CAPE TOWN – The African Energy Chamber (AEC) on Friday lauded South Africa's newly-approved Integrated Resource Plan (IRP) 2019, calling it a breakthrough for the country.
"The approval of the revised IRP 2019 is a breakthrough for South Africa, which has huge energy investment potential," the Johannesburg-based AEC said in a statement emailed to Xinhua.
With the IRP, the AEC is optimistic about investment prospects and energy sector growth in the country, said AEC Executive Chairman NJ Ayuk.
The IRP, approved by the South African cabinet on Thursday, is the national electricity infrastructure development plan based on least cost-electricity supply and demand balance, which takes into account security of supply and the environment.
The approval of the plan came as a new round of power blackouts gripped the country, seriously impacting economic activities and people's lives. South Africa relies heavily on coal for power generation.
The IRP is designed to reduce dependence on coal by exploiting other resources of energy such as nuclear, solar, hydro and wind. Under the IRP, several power capacity additions are planned until 2030.
This notably includes 1,000 MW of coal-based generation in 2023 and 2024, 5,670 MW of solar photovoltaic capacity between 2025 and 2030, 8,100 MW of wind power capacity between 2025 and 2030, 2,500 MW of hydropower capacity by 2030, and 8,100 MW of gas-based power generation capacity between 2026 and 2029.

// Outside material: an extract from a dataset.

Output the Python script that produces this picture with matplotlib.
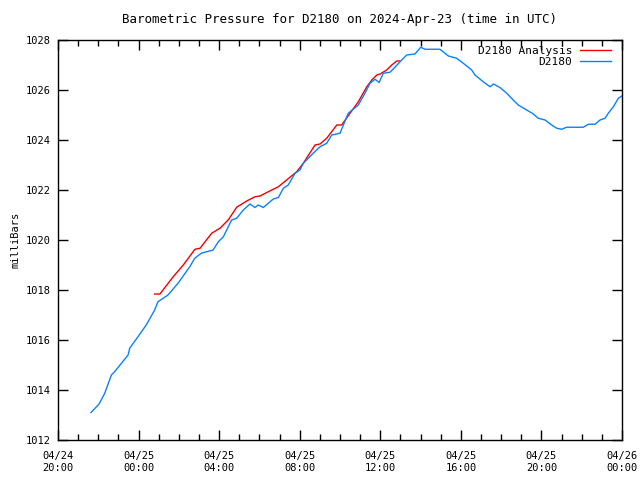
import datetime as dt
import matplotlib
matplotlib.use("Agg")
import matplotlib.pyplot as plt
import matplotlib.dates as mdates

# hours relative to 2024-04-25 00:00 UTC
obs_hours = [-2.36, -1.96, -1.68, -1.35, -1.19, -0.52, -0.44, -0.03, 0.38, 0.80,
             0.96, 1.46, 1.96, 2.54, 2.79, 3.11, 3.70, 3.96, 4.21, 4.62,
             4.87, 5.20, 5.53, 5.78, 5.94, 6.19, 6.69, 6.94, 7.19, 7.43,
             7.77, 8.01, 8.18, 8.67, 9.01, 9.34, 9.59, 10.00, 10.41, 10.91,
             11.24, 11.49, 11.74, 11.94, 12.15, 12.48, 12.73, 12.98, 13.31, 13.72,
             14.01, 14.22, 14.96, 15.38, 15.79, 16.12, 16.54, 16.70, 17.11, 17.45,
             17.62, 17.94, 18.28, 18.60, 18.85, 19.27, 19.60, 19.84, 20.18, 20.51,
             20.76, 21.01, 21.25, 22.08, 22.33, 22.66, 22.91, 23.16, 23.32, 23.57,
             23.82, 24.0]
obs_press = [1013.10, 1013.44, 1013.87, 1014.60, 1014.73, 1015.40, 1015.67, 1016.13, 1016.60, 1017.20,
             1017.53, 1017.80, 1018.27, 1018.93, 1019.27, 1019.47, 1019.60, 1019.93, 1020.13, 1020.80,
             1020.87, 1021.20, 1021.44, 1021.30, 1021.40, 1021.30, 1021.64, 1021.70, 1022.07, 1022.20,
             1022.67, 1022.80, 1023.07, 1023.47, 1023.73, 1023.87, 1024.20, 1024.27, 1025.07, 1025.40,
             1025.87, 1026.27, 1026.43, 1026.30, 1026.67, 1026.71, 1026.91, 1027.13, 1027.40, 1027.44,
             1027.71, 1027.63, 1027.63, 1027.36, 1027.27, 1027.07, 1026.80, 1026.60, 1026.33, 1026.13,
             1026.24, 1026.10, 1025.87, 1025.60, 1025.40, 1025.20, 1025.04, 1024.87, 1024.80, 1024.60,
             1024.47, 1024.43, 1024.51, 1024.51, 1024.63, 1024.63, 1024.80, 1024.87, 1025.07, 1025.33,
             1025.67, 1025.76]

ana_hours = [0.80, 1.06, 1.72, 2.22, 2.80, 3.05, 3.63, 4.04, 4.45, 4.87,
             5.37, 5.78, 6.03, 6.44, 6.94, 7.35, 7.85, 8.18, 8.76, 9.01,
             9.34, 9.84, 10.08, 10.91, 11.33, 11.58, 11.83, 11.99, 12.32, 12.57,
             12.82, 12.98]
ana_press = [1017.84, 1017.84, 1018.53, 1019.00, 1019.63, 1019.67, 1020.27, 1020.47, 1020.80, 1021.31,
             1021.56, 1021.73, 1021.76, 1021.93, 1022.13, 1022.40, 1022.73, 1023.07, 1023.80, 1023.84,
             1024.07, 1024.60, 1024.60, 1025.53, 1026.13, 1026.40, 1026.60, 1026.64, 1026.80, 1027.00,
             1027.16, 1027.16]

base = dt.datetime(2024, 4, 25)
obs_t = [base + dt.timedelta(hours=h) for h in obs_hours]
ana_t = [base + dt.timedelta(hours=h) for h in ana_hours]

plt.rcParams['font.family'] = ['DejaVu Sans Mono']
plt.rcParams['font.size'] = 7.5

fig = plt.figure(figsize=(6.4, 4.8), dpi=100)
ax = fig.add_axes([58 / 640, 40 / 480, 564 / 640, 400 / 480])

ax.plot(ana_t, ana_press, color='#f00000', lw=1, label='D2180 Analysis')
ax.plot(obs_t, obs_press, color='#0a80ff', lw=1, label='D2180')

ax.set_xlim(dt.datetime(2024, 4, 24, 20), dt.datetime(2024, 4, 26, 0))
ax.set_ylim(1012, 1028)
ax.set_yticks(range(1012, 1029, 2))
ax.xaxis.set_major_locator(mdates.HourLocator(byhour=range(0, 24, 4)))
ax.xaxis.set_minor_locator(mdates.HourLocator())
ax.xaxis.set_major_formatter(mdates.DateFormatter('%m/%d\n%H:%M'))

ax.tick_params(which='both', direction='in', top=True, right=True, width=1)
ax.tick_params(which='major', length=7, pad=5)
ax.tick_params(axis='x', which='major', pad=8)
ax.tick_params(which='minor', length=4)
for s in ax.spines.values():
    s.set_linewidth(1)

ax.set_ylabel('milliBars')
ax.set_title('Barometric Pressure for D2180 on 2024-Apr-23 (time in UTC)', pad=12)
ax.legend(loc='upper right', bbox_to_anchor=(0.992, 1.0), frameon=False,
          markerfirst=False, handlelength=2.8, handletextpad=0.7,
          borderaxespad=0.35, borderpad=0.2, labelspacing=0.1, fontsize=8)

fig.savefig('out.png', dpi=100)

By 2030, South Africa's coal-based generation will have fallen to 33,847 MW from its current 39,16 MW, while clean energy such as solar, wind and gas will have increased by a total of 330 percent.

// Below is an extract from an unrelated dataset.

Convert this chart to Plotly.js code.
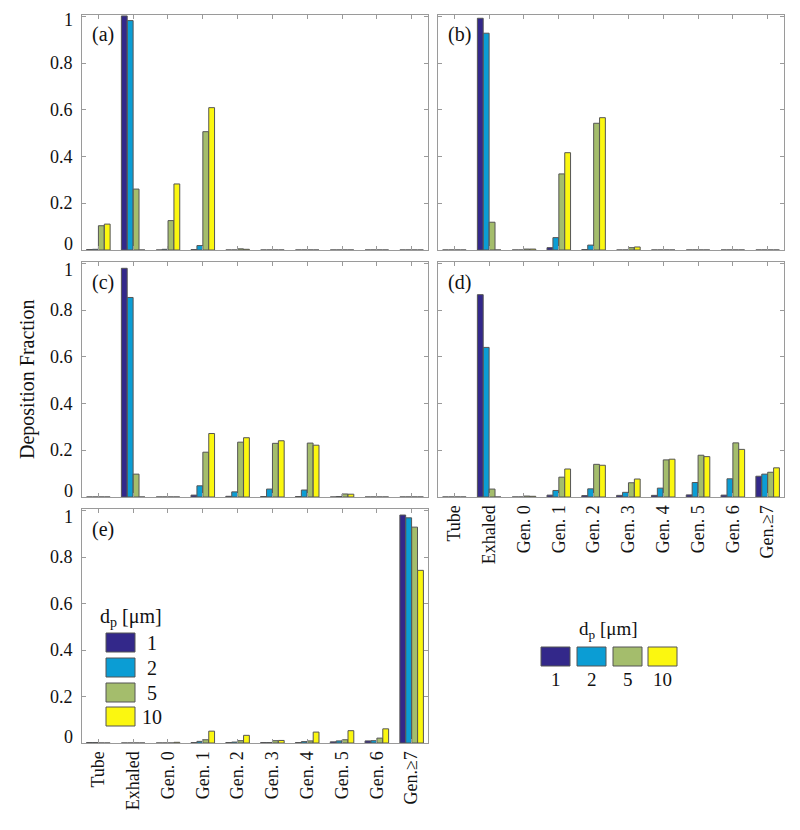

"No progress is small and the taking of such pro-active steps by the government of South Africa is saluted by the entire energy community," Ayuk said.
He encouraged the AEC's global partners to start reaching out and get involved in South Africa's new era of energy development or get left behind.
The AEC believes that these are exciting times to establish strategic partnerships with South African entities and engage with regional and international energy stakeholders on developing South Africa's energy infrastructure, added Ayuk.
As a progressive business network, the AEC promotes business and investment opportunities within the continent by connecting local corporations, foreign investors and ministerial parties.